AI時代に重要なのは知識を覚えることより自分で考え失敗すること

(写真=栗原 克己)
(写真=栗原 克己)

 私が『思考の整理学』を書いてから36年になります。ずいぶん時間がたちましたが、東京大学や京都大学の生協で書籍販売ランキングが毎年上位となるなど、ロングセラーとして読み続けられています。私が書いたのは、すべて自分で考えてきたことです。人のまねをしていないから、ずっと読まれているのだと思います。

 そして、この本で私が伝えたかったのはまさに自分の頭で考える大切さです。学校での教育は、これまで主に知識を身につけることだとされてきました。
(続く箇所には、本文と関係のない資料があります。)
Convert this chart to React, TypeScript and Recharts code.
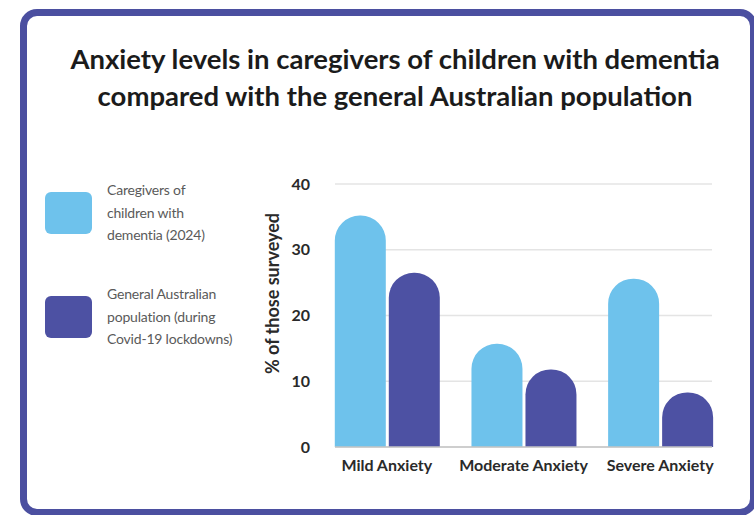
import React from 'react';
import { BarChart, Bar, XAxis, YAxis, CartesianGrid, Legend } from 'recharts';

// Survey categories and the share (%) of respondents in each
const categories = ['Mild Anxiety', 'Moderate Anxiety', 'Severe Anxiety'];
const caregiverValues = [35.2, 15.7, 25.6];
const generalValues = [26.5, 11.8, 8.3];
const yTicks = [0, 10, 20, 30, 40];

const seriesNames = [
  'Caregivers of\nchildren with\ndementia (2024)',
  'General Australian\npopulation (during\nCovid-19 lockdowns)',
];
const seriesColors = ['#6ec2ec', '#4d51a3'];

const titleLines = [
  'Anxiety levels in caregivers of children with dementia',
  'compared with the general Australian population',
];
const yAxisTitle = '% of those surveyed';

const data = categories.map((name, i) => ({
  name,
  caregivers: caregiverValues[i],
  general: generalValues[i],
}));

const FONT = 'Lato, "Open Sans", sans-serif';

const renderLegend = (props: any) => {
  const items = props.payload || [];
  return (
    <div>
      {items.map((entry: any, i: number) => (
        <div
          key={i}
          style={{
            display: 'flex',
            alignItems: 'center',
            height: 42,
            marginBottom: 62,
          }}
        >
          <div
            style={{
              width: 47,
              height: 42,
              borderRadius: 6,
              background: entry.color,
              flex: '0 0 auto',
            }}
          />
          <div
            style={{
              marginLeft: 15,
              whiteSpace: 'pre-line',
              fontFamily: FONT,
              fontSize: 14,
              lineHeight: '22.5px',
              color: '#5a5a5a',
              letterSpacing: -0.2,
            }}
          >
            {entry.value}
          </div>
        </div>
      ))}
    </div>
  );
};

const YTitle = (props: any) => {
  const vb = props.viewBox || { x: 0, y: 0, width: 0, height: 0 };
  const cx = vb.x - 3;
  const cy = vb.y + vb.height / 2 - 22;
  return (
    <text
      x={cx}
      y={cy}
      transform={`rotate(-90, ${cx}, ${cy})`}
      textAnchor="middle"
      dominantBaseline="central"
      fontFamily={FONT}
      fontWeight={700}
      fontSize={18}
      fill="#2a2a2a"
    >
      {yAxisTitle}
    </text>
  );
};

export default function App() {
  return (
    <div
      style={{
        position: 'fixed',
        left: 0,
        top: 0,
        width: 754,
        height: 515,
        background: '#ffffff',
        overflow: 'hidden',
      }}
    >
      <div
        style={{
          position: 'absolute',
          left: 20,
          top: 9,
          width: 737,
          height: 507,
          border: '7px solid #4b4fa0',
          borderRadius: 17,
          boxSizing: 'border-box',
        }}
      />
      <div
        style={{
          position: 'absolute',
          left: 25,
          top: 40,
          width: 740,
          textAlign: 'center',
          fontFamily: FONT,
          fontWeight: 700,
          fontSize: 27.5,
          lineHeight: '37px',
          color: '#1b1b1b',
        }}
      >
        {titleLines.map((t, i) => (
          <div key={i}>{t}</div>
        ))}
      </div>
      <div style={{ position: 'absolute', left: 0, top: 0 }}>
        <BarChart
          width={754}
          height={515}
          data={data}
          margin={{ top: 184, right: 42, bottom: 38, left: 275 }}
          barCategoryGap={16.3}
          barGap={3}
        >
          <CartesianGrid
            vertical={false}
            stroke="#e4e4e4"
            strokeWidth={1.5}
          />
          <XAxis
            dataKey="name"
            height={30}
            padding={{ left: -16.5, right: -16.5 }}
            tickLine={false}
            tickSize={0}
            tickMargin={13}
            axisLine={{ stroke: '#c4c4c4', strokeWidth: 1.5 }}
            tick={{ fontFamily: FONT, fontWeight: 700, fontSize: 16, fill: '#2a2a2a' }}
          />
          <YAxis
            width={60}
            domain={[0, 40]}
            ticks={yTicks}
            tickLine={false}
            axisLine={false}
            tickSize={0}
            tickMargin={25}
            tick={{ fontFamily: FONT, fontWeight: 700, fontSize: 16, fill: '#2a2a2a' }}
            label={<YTitle />}
          />
          <Legend
            layout="vertical"
            align="center"
            verticalAlign="middle"
            wrapperStyle={{ left: 45, top: 192, width: 220 }}
            content={renderLegend}
          />
          <Bar
            dataKey="caregivers"
            name={seriesNames[0]}
            fill={seriesColors[0]}
            radius={[25, 25, 0, 0]}
            isAnimationActive={false}
          />
          <Bar
            dataKey="general"
            name={seriesNames[1]}
            fill={seriesColors[1]}
            radius={[25, 25, 0, 0]}
            isAnimationActive={false}
          />
        </BarChart>
      </div>
    </div>
  );
}
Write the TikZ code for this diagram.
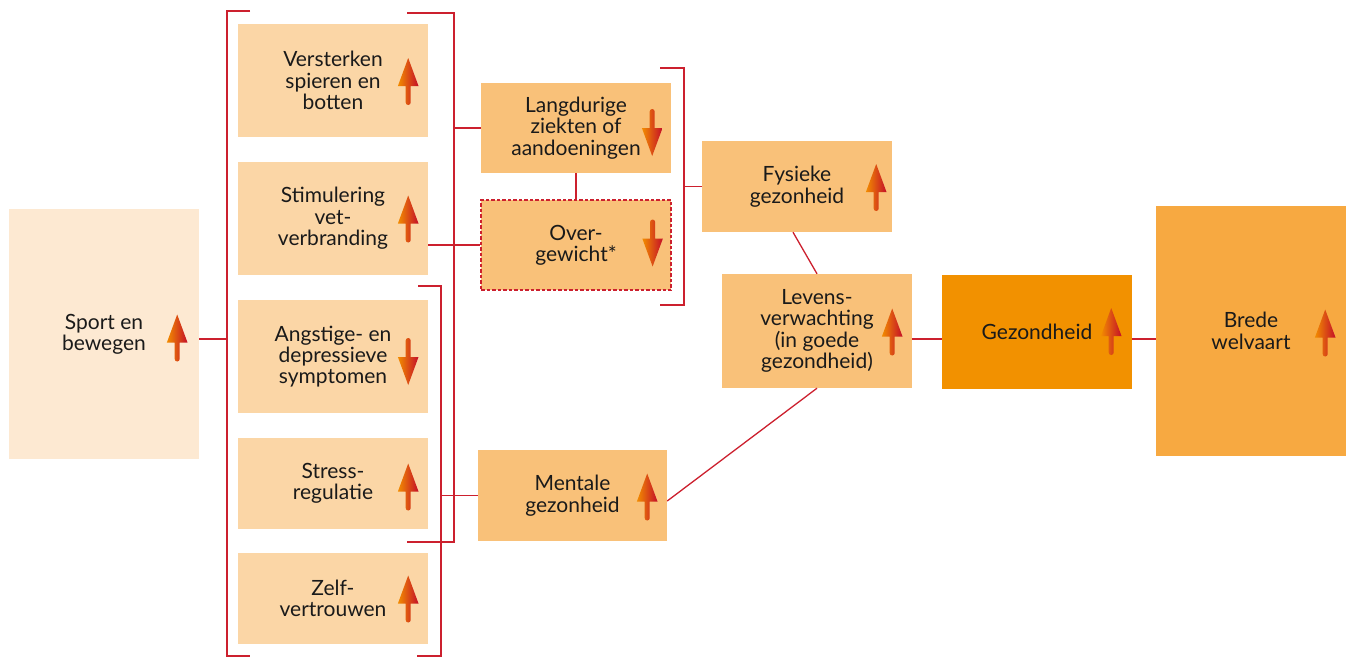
\documentclass[tikz,border=0pt]{standalone}
\usepackage{fontspec}
\setmainfont{Lato}
\usetikzlibrary{calc}

\definecolor{linkred}{RGB}{204,32,46}
\definecolor{arrorange}{RGB}{242,140,0}
\definecolor{arrred}{RGB}{196,14,40}
\definecolor{sportfill}{RGB}{253,233,210}
\definecolor{effectfill}{RGB}{251,214,166}
\definecolor{healthfill}{RGB}{249,193,121}
\definecolor{gezfill}{RGB}{242,145,0}
\definecolor{welvfill}{RGB}{247,169,65}
\definecolor{inktext}{RGB}{26,26,26}

\tikzset{
  box/.style={rectangle, inner sep=0pt, align=center, text=inktext,
    font=\fontsize{21}{21.4}\selectfont},
  tallbox/.style={box, minimum width=190pt, minimum height=113pt},
  flatbox/.style={box, minimum width=190pt, minimum height=91pt},
  link/.style={draw=linkred, line width=1.3pt},
  pics/uparr/.style={code={
    \shade[left color=arrorange, right color=arrred]
      (0,-23.5) -- (10.3,4.5) -- (2.5,4.5) -- (2.5,21)
      arc[start angle=0, end angle=180, radius=2.5]
      -- (-2.5,4.5) -- (-10.3,4.5) -- cycle;}},
  pics/downarr/.style={code={\pic[yscale=-1] {uparr};}},
}

\begin{document}
\begin{tikzpicture}[x=1pt, y=-1pt]
\useasboundingbox (0,0) rectangle (1351,657);

% starting point
\node[box, fill=sportfill, minimum width=190pt, minimum height=250pt]
  (sport) at (104,334) {Sport en\\bewegen};

% direct effects
\node[tallbox, fill=effectfill] (vs) at (333,80.5) {Versterken\\spieren en\\botten};
\node[tallbox, fill=effectfill] (st) at (333,218.5) {Stimulering\\vet-\\verbranding};
\node[tallbox, fill=effectfill] (an) at (333,356.5) {Angstige- en\\depressieve\\symptomen};
\node[flatbox, fill=effectfill] (sr) at (333,483.5) {Stress-\\regulatie};
\node[flatbox, fill=effectfill] (zv) at (333,598.5) {Zelf-\\vertrouwen};

% intermediate outcomes
\node[box, fill=healthfill, minimum width=190pt, minimum height=90pt]
  (ld) at (576,128) {Langdurige\\ziekten of\\aandoeningen};
\node[box, fill=healthfill, minimum width=190pt, minimum height=90pt,
  draw=linkred, line width=1.2pt, dash pattern=on 3.5pt off 2pt]
  (og) at (576,245) {Over-\\gewicht*};
\node[flatbox, fill=healthfill, minimum width=189pt] (mg) at (572.5,495.5) {Mentale\\gezonheid};
\node[flatbox, fill=healthfill] (fy) at (797,186.5) {Fysieke\\gezonheid};
\node[box, fill=healthfill, minimum width=190pt, minimum height=114pt]
  (lv) at (817,331) {Levens-\\verwachting\\(in goede\\gezondheid)};

% final outcomes
\node[box, fill=gezfill, minimum width=190pt, minimum height=114pt]
  (gz) at (1037,332) {Gezondheid};
\node[box, fill=welvfill, minimum width=190pt, minimum height=250pt]
  (bw) at (1251,331) {Brede\\welvaart};

% trend arrows
\pic at ($(sport.east)+(-22,4)$) {uparr};
\pic at ($(vs.east)+(-20,1)$) {uparr};
\pic at ($(st.east)+(-20,0.5)$) {uparr};
\pic at ($(an.east)+(-20,5)$) {downarr};
\pic at ($(sr.east)+(-20,3.5)$) {uparr};
\pic at ($(zv.east)+(-20,0.5)$) {uparr};
\pic at ($(ld.east)+(-19,4.5)$) {downarr};
\pic at ($(og.east)+(-19,-2)$) {downarr};
\pic at ($(mg.east)+(-20,1.5)$) {uparr};
\pic at ($(fy.east)+(-16,1)$) {uparr};
\pic at ($(lv.east)+(-20,1)$) {uparr};
\pic at ($(gz.east)+(-21,-0.5)$) {uparr};
\pic at ($(bw.east)+(-21,2)$) {uparr};

% bracket corners and junctions
\coordinate (hl) at (0,339);
\coordinate (b1t) at (250,11);
\coordinate (b1b) at (250,656);
\coordinate (b1j) at (227,339);
\coordinate (b2t) at (407,13);
\coordinate (b2b) at (407,542);
\coordinate (b2j) at (454,128);
\coordinate (b3t) at (418,286);
\coordinate (b3b) at (417,656);
\coordinate (b3j) at (441,495.5);
\coordinate (b4t) at (660,68);
\coordinate (b4b) at (660,305);
\coordinate (b4j) at (684,186.5);

% brackets
\draw[link] (b1t) -- (b1j |- b1t) -- (b1j |- b1b) -- (b1b);
\draw[link] (b2t) -- (b2j |- b2t) -- (b2j |- b2b) -- (b2b);
\draw[link] (b3t) -- (b3j |- b3t) -- (b3j |- b3b) -- (b3b);
\draw[link] (b4t) -- (b4j |- b4t) -- (b4j |- b4b) -- (b4b);

% connectors
\draw[link] (sport.east |- hl) -- (b1j);
\draw[link] (b2j) -- (ld.west);
\draw[link] (og.west -| st.east) -- (og.west);
\draw[link] (ld.south) -- (og.north);
\draw[link] (b3j) -- (mg.west);
\draw[link] (b4j) -- (fy.west);
\draw[link] ([xshift=-4pt]fy.south) -- (lv.north);
\draw[link] (lv.south) -- ([yshift=-5.5pt]mg.east);
\draw[link] (lv.east |- hl) -- (gz.west |- hl);
\draw[link] (gz.east |- hl) -- (bw.west |- hl);
\end{tikzpicture}
\end{document}
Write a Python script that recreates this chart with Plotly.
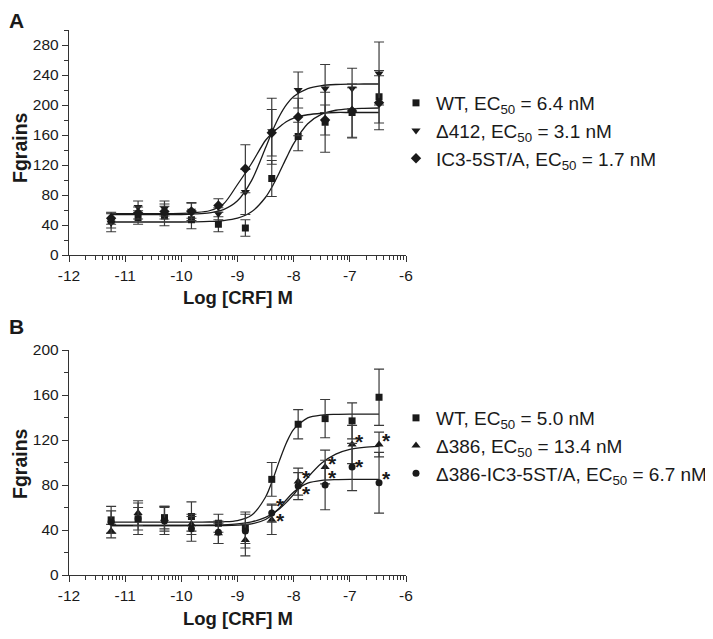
import numpy as np
import plotly.graph_objects as go

# ---------------- data ----------------
LOG_CRF = [-11.25, -10.77, -10.3, -9.82, -9.34, -8.86, -8.39, -7.92, -7.44, -6.96, -6.48]

# Panel A
A_WT = [46, 50, 52, 47, 41, 36, 102, 158, 177, 190, 211]
A_WT_ERR = [10, 9, 13, 12, 10, 11, 24, 19, 40, 33, 35]
A_D412 = [43, 64, 62, 59, 55, 84, 165, 220, 222, 222, 242]
A_D412_ERR = [12, 8, 10, 10, 8, 30, 44, 24, 32, 27, 42]
A_IC3 = [49, 56, 58, 58, 66, 115, 163, 184, 180, 192, 203]
A_IC3_ERR = [8, 8, 10, 12, 9, 32, 31, 25, 20, 36, 36]

# Panel B
B_WT = [49, 50, 51, 52, 46, 42, 85, 134, 139, 137, 158]
B_WT_ERR = [12, 10, 10, 13, 8, 14, 15, 13, 17, 16, 25]
B_D386 = [39, 55, 50, 45, 37, 31, 49, 83, 96, 116, 116]
B_D386_ERR = [6, 11, 11, 9, 9, 14, 13, 12, 15, 17, 11]
B_D386IC3 = [47, 50, 48, 41, 38, 39, 55, 79, 80, 96, 82]
B_D386IC3_ERR = [10, 14, 12, 11, 10, 15, 8, 12, 22, 21, 27]

# fitted curves
FIT_X = [-11.25, -10.0, -9.75, -9.5, -9.25, -9.0, -8.75, -8.5, -8.375, -8.25,
         -8.125, -8.0, -7.75, -7.5, -7.25, -7.0, -6.75, -6.48]
A_WT_FIT = [44, 44, 44.2, 44.7, 45.9, 49.1, 57.6, 77, 92.2, 110.6, 130.2, 148.5,
            174.9, 187.8, 193, 194.9, 195.6, 196]
A_D412_FIT = [54, 54, 54.8, 56.3, 60.6, 72.3, 99.1, 142.9, 166, 185.7, 200.8, 211.2,
              221.9, 225.9, 227.3, 227.8, 228, 228]
A_IC3_FIT = [55, 55.5, 56.5, 59, 68, 94, 122, 153, 163, 171, 178, 182.5,
             187, 189, 190, 190, 190, 190]
B_WT_FIT = [47, 47, 47, 47.1, 47.3, 48.4, 53.1, 69.3, 84.4, 102.1, 118, 129.4,
            139.6, 142.2, 142.8, 143, 143, 143]
B_D386_FIT = [44, 44, 44.1, 44.3, 44.6, 45.4, 47.2, 51.2, 54.6, 59, 64.8, 71.7,
              86.7, 99.5, 107.5, 111.7, 113.5, 114.4]
B_D386IC3_FIT = [44, 44, 44, 44, 44, 44.3, 45.4, 49.3, 53.7, 59.9, 67.1, 73.8,
                 81.6, 84.1, 84.8, 85, 85, 85]

# significance asterisks in panel B
STAR_X = [-8.23, -8.23, -7.77, -7.77, -7.30, -7.30, -6.82, -6.82, -6.34, -6.34]
STAR_Y = [65, 52, 90, 76, 103, 90, 122, 100, 123, 89]

A_NAMES = ["WT, EC<sub>50</sub> = 6.4 nM", "\u0394412, EC<sub>50</sub> = 3.1 nM",
           "IC3-5ST/A, EC<sub>50</sub> = 1.7 nM"]
B_NAMES = ["WT, EC<sub>50</sub> = 5.0 nM", "\u0394386, EC<sub>50</sub> = 13.4 nM",
           "\u0394386-IC3-5ST/A, EC<sub>50</sub> = 6.7 nM"]

X_TICKS = [-12, -11, -10, -9, -8, -7, -6]

# ---------------- figure ----------------
INK = "#1a1a1a"
ERRC = "#3a3a3a"
FONT = "Liberation Sans, Arial, sans-serif"

fig = go.Figure()

def add_curve(xa, ya, ys):
    fig.add_trace(go.Scatter(x=FIT_X, y=ys, mode="lines", xaxis=xa, yaxis=ya,
                             line=dict(color=INK, width=1.3, shape="spline", smoothing=0.8),
                             showlegend=False, hoverinfo="skip"))

def add_points(xa, ya, ys, err, symbol, size, name, legend):
    fig.add_trace(go.Scatter(x=LOG_CRF, y=ys, mode="markers", xaxis=xa, yaxis=ya,
                             name=name, legend=legend,
                             marker=dict(symbol=symbol, size=size, color=INK,
                                         line=dict(width=0)),
                             error_y=dict(type="data", array=err, visible=True,
                                          color=ERRC, thickness=1.2, width=5)))

for ys in (A_WT_FIT, A_D412_FIT, A_IC3_FIT):
    add_curve("x", "y", ys)
for ys in (B_WT_FIT, B_D386_FIT, B_D386IC3_FIT):
    add_curve("x2", "y2", ys)

add_points("x", "y", A_WT, A_WT_ERR, "square", 7, A_NAMES[0], "legend")
add_points("x", "y", A_D412, A_D412_ERR, "triangle-down", 8, A_NAMES[1], "legend")
add_points("x", "y", A_IC3, A_IC3_ERR, "diamond", 8, A_NAMES[2], "legend")

add_points("x2", "y2", B_WT, B_WT_ERR, "square", 7, B_NAMES[0], "legend2")
add_points("x2", "y2", B_D386, B_D386_ERR, "triangle-up", 8, B_NAMES[1], "legend2")
add_points("x2", "y2", B_D386IC3, B_D386IC3_ERR, "circle", 7, B_NAMES[2], "legend2")

# invisible anchors for the minor-tick overlay axes
for xa, ya in (("x3", "y"), ("x4", "y2")):
    fig.add_trace(go.Scatter(x=[-12], y=[0], xaxis=xa, yaxis=ya, mode="markers",
                             marker=dict(opacity=0), showlegend=False, hoverinfo="skip"))

# asterisks
for sx, sy in zip(STAR_X, STAR_Y):
    fig.add_annotation(x=sx, y=sy, xref="x2", yref="y2", text="<b>*</b>",
                       showarrow=False, font=dict(family=FONT, size=21, color=INK),
                       xanchor="center", yanchor="middle", yshift=-4)

# the page body has an 8px margin: work in screen pixels and convert
OFF = 8
W, H = 705, 631
def px_x(p):
    return (p - OFF) / W
def px_y(p):
    return 1 - (p - OFF) / H

XDOM = [px_x(69), px_x(406)]
minor_x = [round(d + np.log10(k), 4) for d in range(-12, -6) for k in range(2, 10)]

xaxis_common = dict(range=[-12, -6], tickmode="array", tickvals=X_TICKS,
                    ticktext=[str(v) for v in X_TICKS],
                    ticks="outside", ticklen=6, tickwidth=1.2, tickcolor="#333",
                    showline=True, linecolor="#333", linewidth=1.4,
                    showgrid=False, zeroline=False,
                    tickfont=dict(family=FONT, size=15.5, color=INK),
                    domain=XDOM, automargin=False)

minor_axis = dict(range=[-12, -6], tickmode="array", tickvals=minor_x,
                  ticks="outside", ticklen=3.5, tickwidth=1, tickcolor="#333",
                  showticklabels=False, showline=False, showgrid=False,
                  zeroline=False, domain=XDOM, automargin=False)

yaxis_common = dict(ticks="outside", ticklen=6, tickwidth=1.2, tickcolor="#333",
                    showline=True, linecolor="#333", linewidth=1.4,
                    showgrid=False, zeroline=False, tick0=0, dtick=40,
                    tickfont=dict(family=FONT, size=15.5, color=INK),
                    automargin=False,
                    minor=dict(dtick=20, ticks="outside", ticklen=3.5, tickwidth=1,
                               tickcolor="#333"))

fig.update_layout(
    width=W, height=H,
    margin=dict(l=0, r=0, t=0, b=0, autoexpand=False),
    paper_bgcolor="white", plot_bgcolor="white",
    font=dict(family=FONT, color=INK),
    xaxis=dict(**xaxis_common, anchor="y"),
    yaxis=dict(**yaxis_common, range=[0, 300], anchor="x",
               domain=[px_y(255), px_y(30)]),
    xaxis2=dict(**xaxis_common, anchor="y2"),
    yaxis2=dict(**yaxis_common, range=[0, 200], anchor="x2",
                domain=[px_y(575), px_y(350)]),
    xaxis3=dict(**minor_axis, overlaying="x", anchor="y"),
    xaxis4=dict(**minor_axis, overlaying="x2", anchor="y2"),
    legend=dict(x=px_x(396), y=px_y(84), xanchor="left", yanchor="top",
                font=dict(family=FONT, size=19, color=INK), bgcolor="rgba(0,0,0,0)",
                itemsizing="trace", tracegroupgap=0),
    legend2=dict(x=px_x(396), y=px_y(399), xanchor="left", yanchor="top",
                 font=dict(family=FONT, size=19, color=INK), bgcolor="rgba(0,0,0,0)",
                 itemsizing="trace", tracegroupgap=0),
    showlegend=True,
)

# panel letters (anchored by their top edge so they stay inside the page)
for letter, ytop in (("A", 8), ("B", 314)):
    fig.add_annotation(text="<b>%s</b>" % letter, x=px_x(16), y=px_y(ytop),
                       xref="paper", yref="paper", showarrow=False,
                       xanchor="center", yanchor="top", borderpad=0,
                       font=dict(family=FONT, size=21, color=INK))

# axis titles
for yc in (297, 618):
    fig.add_annotation(text="<b>Log [CRF] M</b>", x=px_x(238), y=px_y(yc),
                       xref="paper", yref="paper", showarrow=False,
                       xanchor="center", yanchor="middle",
                       font=dict(family=FONT, size=18.5, color=INK))
for yc in (148, 464):
    fig.add_annotation(text="<b>Fgrains</b>", x=px_x(20), y=px_y(yc), xref="paper",
                       yref="paper", showarrow=False, textangle=-90,
                       xanchor="center", yanchor="middle",
                       font=dict(family=FONT, size=19.5, color=INK))

fig.write_html("out.html")
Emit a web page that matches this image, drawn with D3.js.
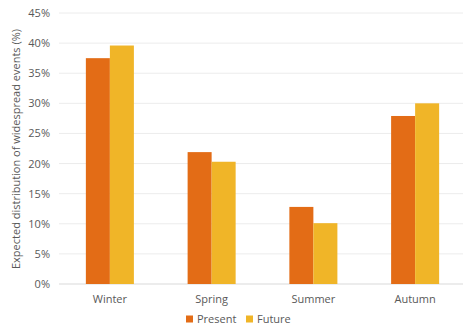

その一方で、学校では考えることについてあまり教えてきませんでした。結果として、小学校から大学まで学び続けても、多くの人は「考えたことがほとんどない」のです。

 身につけた知識は、もちろんさまざまな点で参考にはなります。だからといって、いつまでも覚えておく必要はありません。むしろどんどん忘れていいと私は考えています。忘れることが心配ならば、記録して必要に応じて見直せばいいのです。

 もっと言えば、知識はどんどん忘れてしまって構いません。

 いくら忘れようとしても、その人の深部の興味や関心とつながっていることは忘れません。忘れてもよいと思いながら忘れられなかった知見によって、一人ひとりの個性は形成され、そこから新しい思考やひらめきが生まれます。こうして考えるのでなければ、真に創造的なことはできません。その意味で思考の整理とは「いかにうまく忘れるか」だといえます。